[start]

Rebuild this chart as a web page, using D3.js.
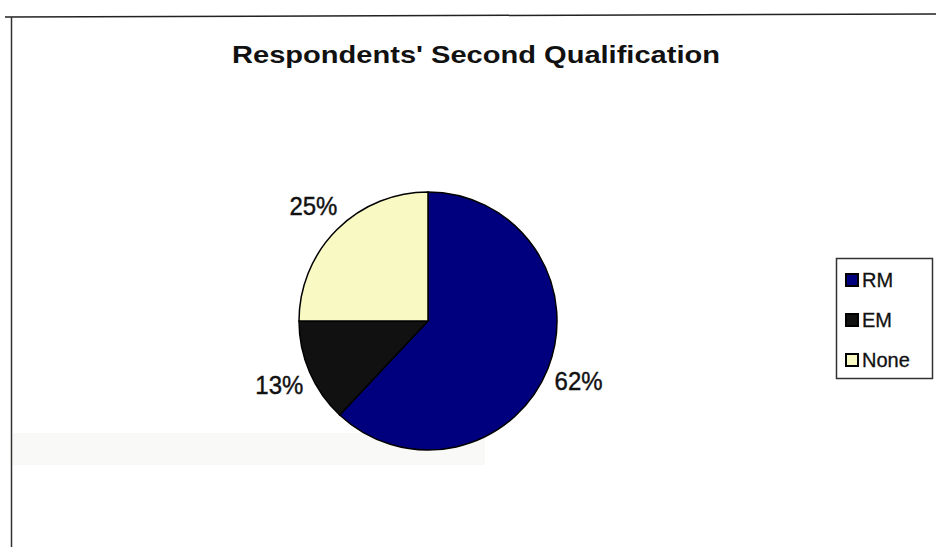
<!DOCTYPE html>
<html><head><meta charset="utf-8">
<script src="https://cdn.jsdelivr.net/npm/d3@7/dist/d3.min.js"></script>
<style>body{margin:0;background:#fff;}svg{display:block;}</style>
</head><body>
<svg id="c" width="936" height="547"></svg>
<script>
const categories = ["RM", "EM", "None"];
const values = [62, 13, 25];
const labels = ["62%", "13%", "25%"];
const colors = ["#00007f", "#111111", "#f9f9c4"];
const title = "Respondents' Second Qualification";

const svg = d3.select("#c");
const font = "'Liberation Sans', Arial, sans-serif";

// frame
svg.append("line").attr("x1",5).attr("y1",17).attr("x2",936).attr("y2",14).attr("stroke","#222").attr("stroke-width",1.5);
svg.append("line").attr("x1",11.5).attr("y1",17).attr("x2",11.5).attr("y2",547).attr("stroke","#333").attr("stroke-width",1.5);
// faint scan band
svg.append("rect").attr("x",13).attr("y",433).attr("width",472).attr("height",32).attr("fill","#f9f9f7");

svg.append("text").attr("x",476).attr("y",63).attr("text-anchor","middle")
  .attr("font-family",font).attr("font-weight","bold").attr("font-size",24)
  .attr("textLength",488).attr("lengthAdjust","spacingAndGlyphs").attr("fill","#111").text(title);

const cx = 428, cy = 321, r = 129;
const pie = d3.pie().sort(null).value(d => d.v);
const data = pie(categories.map((c,i)=>({c, v: values[i], l: labels[i], col: colors[i]})));
const arc = d3.arc().innerRadius(0).outerRadius(r);
const lab = d3.arc().innerRadius(162).outerRadius(162);
const g = svg.append("g").attr("transform",`translate(${cx},${cy})`);
g.selectAll("path").data(data).join("path").attr("d",arc)
  .attr("fill",d=>d.data.col).attr("stroke","#000").attr("stroke-width",1.5);
g.selectAll("text").data(data).join("text")
  .attr("transform",d=>`translate(${lab.centroid(d)})`)
  .attr("text-anchor","middle").attr("dy","0.36em")
  .attr("font-family",font).attr("font-size",25).attr("textLength",48).attr("lengthAdjust","spacingAndGlyphs")
  .attr("fill","#111").attr("stroke","#111").attr("stroke-width",0.4).text(d=>d.data.l);

// legend
const lg = svg.append("g");
lg.append("rect").attr("x",836.5).attr("y",258.5).attr("width",96).attr("height",120)
  .attr("fill","#fff").attr("stroke","#333").attr("stroke-width",1.5);
const ly = d3.scalePoint().domain(categories).range([280, 360]);
categories.forEach((c,i)=>{
  lg.append("rect").attr("x",846).attr("y",ly(c)-6).attr("width",12).attr("height",12)
    .attr("fill",colors[i]).attr("stroke","#000").attr("stroke-width",2);
  lg.append("text").attr("x",862).attr("y",ly(c)).attr("dy","0.36em")
    .attr("font-family",font).attr("font-size",20).attr("fill","#111")
    .attr("stroke","#111").attr("stroke-width",0.3).text(c);
});
</script>
</body></html>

[end]

DO THIS:
All of the data needs repeating exactly, but the pictures do not.

OUTPUT OF THE TASK:
Rebuild this chart as a web page, using D3.js.
<!DOCTYPE html>
<html><head><meta charset="utf-8">
<script src="https://cdn.jsdelivr.net/npm/d3@7/dist/d3.min.js"></script>
<style>body{margin:0;background:#fff;}svg{display:block;}</style>
</head><body>
<svg id="c" width="936" height="547"></svg>
<script>
const categories = ["RM", "EM", "None"];
const values = [62, 13, 25];
const labels = ["62%", "13%", "25%"];
const colors = ["#00007f", "#111111", "#f9f9c4"];
const title = "Respondents' Second Qualification";

const svg = d3.select("#c");
const font = "'Liberation Sans', Arial, sans-serif";

// frame
svg.append("line").attr("x1",5).attr("y1",17).attr("x2",936).attr("y2",14).attr("stroke","#222").attr("stroke-width",1.5);
svg.append("line").attr("x1",11.5).attr("y1",17).attr("x2",11.5).attr("y2",547).attr("stroke","#333").attr("stroke-width",1.5);
// faint scan band
svg.append("rect").attr("x",13).attr("y",433).attr("width",472).attr("height",32).attr("fill","#f9f9f7");

svg.append("text").attr("x",476).attr("y",63).attr("text-anchor","middle")
  .attr("font-family",font).attr("font-weight","bold").attr("font-size",24)
  .attr("textLength",488).attr("lengthAdjust","spacingAndGlyphs").attr("fill","#111").text(title);

const cx = 428, cy = 321, r = 129;
const pie = d3.pie().sort(null).value(d => d.v);
const data = pie(categories.map((c,i)=>({c, v: values[i], l: labels[i], col: colors[i]})));
const arc = d3.arc().innerRadius(0).outerRadius(r);
const lab = d3.arc().innerRadius(162).outerRadius(162);
const g = svg.append("g").attr("transform",`translate(${cx},${cy})`);
g.selectAll("path").data(data).join("path").attr("d",arc)
  .attr("fill",d=>d.data.col).attr("stroke","#000").attr("stroke-width",1.5);
g.selectAll("text").data(data).join("text")
  .attr("transform",d=>`translate(${lab.centroid(d)})`)
  .attr("text-anchor","middle").attr("dy","0.36em")
  .attr("font-family",font).attr("font-size",25).attr("textLength",48).attr("lengthAdjust","spacingAndGlyphs")
  .attr("fill","#111").attr("stroke","#111").attr("stroke-width",0.4).text(d=>d.data.l);

// legend
const lg = svg.append("g");
lg.append("rect").attr("x",836.5).attr("y",258.5).attr("width",96).attr("height",120)
  .attr("fill","#fff").attr("stroke","#333").attr("stroke-width",1.5);
const ly = d3.scalePoint().domain(categories).range([280, 360]);
categories.forEach((c,i)=>{
  lg.append("rect").attr("x",846).attr("y",ly(c)-6).attr("width",12).attr("height",12)
    .attr("fill",colors[i]).attr("stroke","#000").attr("stroke-width",2);
  lg.append("text").attr("x",862).attr("y",ly(c)).attr("dy","0.36em")
    .attr("font-family",font).attr("font-size",20).attr("fill","#111")
    .attr("stroke","#111").attr("stroke-width",0.3).text(c);
});
</script>
</body></html>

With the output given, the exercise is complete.